You have to understand most people don't *need* broadband, and can get by very well on dialup speeds. Myself included. GSM/GPRS, bluetooth, a phone plan that allows me enough data to surf the web on average of 1/2hr per day, is all I need. And I think that would suit many other people just fine as well.
Look to Japan for example. I've heard it's more of the norm to not have a landline in younger demographics ( can't verify that ).
Eventually, the local phone companies are going to realize all that money they spent trying to keep their monopoly was wasted. As wireless is going to do them in anyway.
Based on upvotes, Ageism is the only "-ism" Slashdotters care about and think isn't SJW
Just read today that Telstra is also going in for WiLL, and is looking at what the Indians are doing as an example.
Perhaps I am missing something...
How the open standard, high-volume GSM is more expensive than the proprietary, royalty-ridden, lower-volume CDMA?
In Brasil people are complaining every day that government has chosen TDMA and CDMA over the cheaper, standard GSM.
And with GPRS, GSM get the same data transfer speeds as CDMA.
Leandro Guimarães Faria Corcete DUTRA
DA, DBA, SysAdmin, Data Modeller
GNU Project, Debian GNU/Lin
' i mean, most of them don't even have a television set probably '
Given that I've not watched 'TV' in 7 years
and haven't died yet. Umm...
Maybe if you spent a little more time reading
and a little less time vegging you'd see that
India is slated for some wicked cool stuff in the
near future.
Hell.. if I spoke the language I'd move there right
now, just for the opportunities. (besides a huge
population of folks that don't have any desire
to pester me with questions about what I watched
on tv the night before.)
Turn it off and get a life.
About India :
:
:))
India - population 1,000,000,000 , 60 % rural
Middle class - 300,000,000 (mostly in the cities)
Average cell-phone acquistion cost Rs. 4500 ( $90)
Average cell-phone charges Rs. 2 per minute ( $0.04)
Reliance
Allocated Rs. 200,000,000,000 ($ 4.5 billion) at the end of 2000 to lay optic fibre throughout the country within 2 years.
They are the largest busines group in India and hav revenues in excess Rs. 60,000,000,000 ($ 1.5 Billion) from their existing petrochemical industries. And a fortune 500 company.
The plan is simple, invest huge amounts of money (which nobody else can) to rollout a wireless network across 600 cities (in Phase I!!). reduce charges to the point where nobody else can compete, and provide cutting edge technology. Subsidise handset costs to persuade users to agree to long-term plans. Provide dirt-cheap call rates (even in Indian rupees) so that usage is high. Watch the revenues roll in from a tech-savvy and tech-starved country.

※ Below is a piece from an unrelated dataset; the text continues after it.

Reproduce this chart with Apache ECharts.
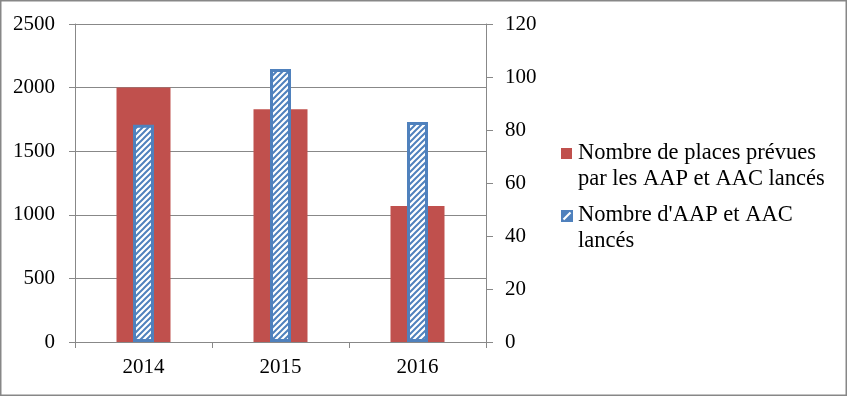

I can testify that there is a lot of excitement in India over this launch. Many, many people are already planning to switch from their existing GSM services. Remember, this launch is aimed at the 300 million middle class, who can well afford this. They are alos planning to introduce video conferencing and other 3G technologies within a year! Large parts of India may get 3G before the US!!
Seems that the world is leaving the US behind in adopting wireless tech. The best part is that the Java services on these CDMA phones is being set-up by a US company (which I will not name), which is starting a development center in India for that purpose. The wheel coming full circle ???
Should I also mention that I submitted this last week?
Remember, every 6th person is an Indian.